I've read through the knapsack problem and I think that has application if I would have the entire list of files from the beginning which I don't. Actually, I do have the list and the size of each file but I wouldn't know when each file would be ready to be taken.

I've gone through the producer-consumer problem but that centers around a fixed buffer and optimising that but in this scenario the buffer is unlimited and I don't really care if it is large or small.

The next best option would be a greedy approach where each Y process locks on the smallest file and takes it. At first it does appear to be the fastest approach and I'm currently building a simulation to verify that but a second opinion would be fantastic.

Update Just to be sure that everyone gets the big picture, I'm linking here a fast-done diagram.

  • Jobs are independent from Processes. They will run at a speed and process how many files are possible.
  • When a Job finishes with a file it will send a HTTP request to the LB
  • Each process queues requests (files) coming from the LB
  • The LB works on a round robin rule

Diagram


Solution

  • The current LB idea is not good

    The load balancer as you've described it is a bad idea because it's needlessly required to predict the future, which you are saying is impossible. Moreover, round-robin is a terrible scheduling strategy when jobs have varying lengths.

    Just have consumers notify the LB when they're idle. When a new job arrives from a producer, it selects the first idle consumer and sends the job there. When there are no idle consumers, the producer's job is queued in the LB waiting for a free consumer to appear.

    This way consumers will always be optimally busy.

    You say "Having one queue to serve 100 apps (for example) would be inefficient." This is a huge leap of intuition that's probably wrong. A work queue that's only handling file names can be fast. You need it only to be 100 times faster (because you infer there are 100 consumers) than the average "very large file" handling operation. File handling is normally 10th of seconds or seconds. A queue handler based, say, on an Apache mod or Redis for two random choices, could pretty easily serve 10,000 requests per second. This is a factor of 10 away from being a bottleneck.

    If you select from idle consumers on a FIFO basis, the behavior will be round-robin when all jobs are equal length.

    If the LB absolutelly cannot queue work

    Then let Ty(t) be the total future time needed to complete the work in the queue of consumer y at the current epoch t. The LB's goal is to make Ty(t) values equal for all y and t. This is the ideal.
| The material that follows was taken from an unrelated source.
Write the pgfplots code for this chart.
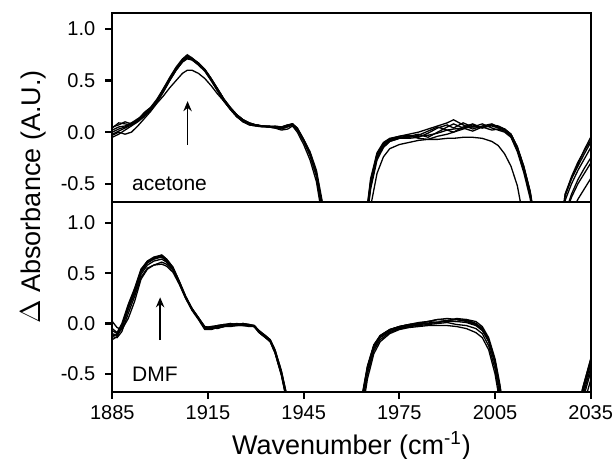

    To get as close as possible to the ideal, it needs an internal model to compute these Ty(t) values. When a new job arrives from a producer at epoch t, it finds consumer y with the the minimum Ty(t) value, assigns the job to this y, and adjusts the model accordingly. This is a variation of the "least time remaining" scheduling strategy, which is optimal for this situation.

    The model must inevitably be an approximation. The quality of the approximation will determine its usefulness.

    A standard approach (e.g. from OS scheduling), will be to maintain a pair [t, T]_y for each consumer y. T is the estimate of Ty(t) that was computed at the past epoch t. Thus at a later epoch t+d, we can estimate Ty(t+d) as max(T-t,0). The max is because for d>t, the estimated job time has expired, so the consumer should be complete.

    The LB uses whatever information it can get to update the model. Examples are estimates of time a job will require (from your description probably based on file size and other characteristics), notification that the consumer has actually finished a job (LB decreases T by the esimated duration of the completed job and updates t), assignment of a new job (LB increases T by the estimated duration of the new job and updates t), and intermediate progress updates of estimated time remaining from consumers during long jobs.

    If the information available to the LB is detailed, you will want to replace the total time T in the [t, T]_y pair with a more complete model of the work queued at y: for example a list of estimated job durations, where the head of the list is the one currently being executed.

    The more accurate the LB model, the less likely a consumer will starve when work is available, which is what you are trying to avoid.